#### DATASET EXCERPT:
━━━━

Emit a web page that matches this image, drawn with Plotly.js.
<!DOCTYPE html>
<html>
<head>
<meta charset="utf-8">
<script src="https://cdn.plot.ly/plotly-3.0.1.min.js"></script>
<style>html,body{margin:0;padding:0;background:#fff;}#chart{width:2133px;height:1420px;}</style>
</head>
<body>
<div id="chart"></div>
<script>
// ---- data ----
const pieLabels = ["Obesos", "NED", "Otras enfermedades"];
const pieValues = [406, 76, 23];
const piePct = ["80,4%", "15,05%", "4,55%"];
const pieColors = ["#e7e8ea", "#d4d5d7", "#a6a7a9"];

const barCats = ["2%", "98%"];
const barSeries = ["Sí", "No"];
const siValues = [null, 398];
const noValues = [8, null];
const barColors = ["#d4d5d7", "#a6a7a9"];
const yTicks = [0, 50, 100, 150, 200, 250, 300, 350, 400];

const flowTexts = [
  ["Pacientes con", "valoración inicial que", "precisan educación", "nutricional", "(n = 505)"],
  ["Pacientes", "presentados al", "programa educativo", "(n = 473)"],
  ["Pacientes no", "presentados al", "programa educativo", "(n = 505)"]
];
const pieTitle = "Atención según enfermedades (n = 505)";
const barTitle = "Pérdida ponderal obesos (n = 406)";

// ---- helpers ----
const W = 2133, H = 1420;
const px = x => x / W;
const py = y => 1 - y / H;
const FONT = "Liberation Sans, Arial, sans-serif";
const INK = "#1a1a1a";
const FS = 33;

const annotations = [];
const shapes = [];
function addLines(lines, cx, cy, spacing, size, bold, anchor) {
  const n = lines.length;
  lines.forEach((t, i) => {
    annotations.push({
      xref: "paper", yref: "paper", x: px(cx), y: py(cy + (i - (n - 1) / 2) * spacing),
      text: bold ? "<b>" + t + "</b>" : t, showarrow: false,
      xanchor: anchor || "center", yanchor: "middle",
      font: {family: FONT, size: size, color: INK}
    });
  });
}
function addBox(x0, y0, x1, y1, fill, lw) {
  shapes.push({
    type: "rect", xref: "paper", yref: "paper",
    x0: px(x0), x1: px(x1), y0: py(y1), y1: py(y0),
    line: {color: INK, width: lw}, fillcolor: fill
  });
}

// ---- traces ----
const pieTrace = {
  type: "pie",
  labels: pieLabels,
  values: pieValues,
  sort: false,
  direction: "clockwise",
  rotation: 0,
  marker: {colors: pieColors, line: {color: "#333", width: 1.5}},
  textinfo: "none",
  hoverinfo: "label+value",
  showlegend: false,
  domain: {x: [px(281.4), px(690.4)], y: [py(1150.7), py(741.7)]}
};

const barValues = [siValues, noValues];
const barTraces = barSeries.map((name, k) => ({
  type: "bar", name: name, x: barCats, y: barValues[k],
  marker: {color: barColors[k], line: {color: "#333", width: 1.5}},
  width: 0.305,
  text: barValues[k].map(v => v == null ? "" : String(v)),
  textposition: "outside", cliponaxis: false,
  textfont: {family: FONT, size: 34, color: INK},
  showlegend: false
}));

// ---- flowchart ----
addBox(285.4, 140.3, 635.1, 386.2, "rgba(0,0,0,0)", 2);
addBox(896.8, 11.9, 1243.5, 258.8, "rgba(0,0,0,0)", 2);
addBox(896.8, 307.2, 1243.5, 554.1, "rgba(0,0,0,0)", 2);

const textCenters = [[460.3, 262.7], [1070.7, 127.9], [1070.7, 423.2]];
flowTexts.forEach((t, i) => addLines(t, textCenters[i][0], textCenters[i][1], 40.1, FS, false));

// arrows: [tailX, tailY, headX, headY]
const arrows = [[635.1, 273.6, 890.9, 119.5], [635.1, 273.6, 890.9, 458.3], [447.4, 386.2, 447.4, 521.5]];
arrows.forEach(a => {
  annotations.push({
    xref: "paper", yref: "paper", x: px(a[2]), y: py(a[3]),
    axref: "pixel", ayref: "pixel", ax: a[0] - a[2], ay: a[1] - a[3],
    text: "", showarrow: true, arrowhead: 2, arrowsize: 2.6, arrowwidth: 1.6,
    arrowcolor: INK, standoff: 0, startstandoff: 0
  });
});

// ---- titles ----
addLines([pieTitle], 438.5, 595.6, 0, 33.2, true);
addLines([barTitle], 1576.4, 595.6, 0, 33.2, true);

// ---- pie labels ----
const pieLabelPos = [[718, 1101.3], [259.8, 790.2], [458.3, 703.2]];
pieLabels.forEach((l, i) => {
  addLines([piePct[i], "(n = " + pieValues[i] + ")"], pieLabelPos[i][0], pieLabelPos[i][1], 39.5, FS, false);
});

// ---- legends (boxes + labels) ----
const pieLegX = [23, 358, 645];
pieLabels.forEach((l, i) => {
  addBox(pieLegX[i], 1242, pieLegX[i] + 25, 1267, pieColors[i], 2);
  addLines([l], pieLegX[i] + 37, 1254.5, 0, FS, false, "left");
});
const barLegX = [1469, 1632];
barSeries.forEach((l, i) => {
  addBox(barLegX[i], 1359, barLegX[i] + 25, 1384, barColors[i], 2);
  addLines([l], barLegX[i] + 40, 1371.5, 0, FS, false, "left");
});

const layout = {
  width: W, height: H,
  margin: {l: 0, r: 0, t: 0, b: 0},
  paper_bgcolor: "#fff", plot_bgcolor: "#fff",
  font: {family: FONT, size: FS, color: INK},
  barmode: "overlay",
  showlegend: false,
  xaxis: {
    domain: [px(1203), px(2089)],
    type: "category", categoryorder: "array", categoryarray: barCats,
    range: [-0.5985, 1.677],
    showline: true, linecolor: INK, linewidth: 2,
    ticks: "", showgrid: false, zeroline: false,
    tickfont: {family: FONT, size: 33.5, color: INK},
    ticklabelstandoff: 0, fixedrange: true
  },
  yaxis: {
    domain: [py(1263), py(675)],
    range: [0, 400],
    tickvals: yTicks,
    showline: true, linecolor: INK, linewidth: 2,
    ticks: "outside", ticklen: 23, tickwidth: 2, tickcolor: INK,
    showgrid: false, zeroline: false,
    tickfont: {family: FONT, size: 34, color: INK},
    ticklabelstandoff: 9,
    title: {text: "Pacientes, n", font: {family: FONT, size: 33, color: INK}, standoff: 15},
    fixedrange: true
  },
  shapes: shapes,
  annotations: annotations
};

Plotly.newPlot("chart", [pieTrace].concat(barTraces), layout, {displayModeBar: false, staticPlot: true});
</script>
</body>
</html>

━━━━

#### GOAL:
Only the lines from the first line of the material above through the line that contains "300, 350, 400];" should be quoted, each one exactly.

#### RESPONSE:
Emit a web page that matches this image, drawn with Plotly.js.
<!DOCTYPE html>
<html>
<head>
<meta charset="utf-8">
<script src="https://cdn.plot.ly/plotly-3.0.1.min.js"></script>
<style>html,body{margin:0;padding:0;background:#fff;}#chart{width:2133px;height:1420px;}</style>
</head>
<body>
<div id="chart"></div>
<script>
// ---- data ----
const pieLabels = ["Obesos", "NED", "Otras enfermedades"];
const pieValues = [406, 76, 23];
const piePct = ["80,4%", "15,05%", "4,55%"];
const pieColors = ["#e7e8ea", "#d4d5d7", "#a6a7a9"];

const barCats = ["2%", "98%"];
const barSeries = ["Sí", "No"];
const siValues = [null, 398];
const noValues = [8, null];
const barColors = ["#d4d5d7", "#a6a7a9"];
const yTicks = [0, 50, 100, 150, 200, 250, 300, 350, 400];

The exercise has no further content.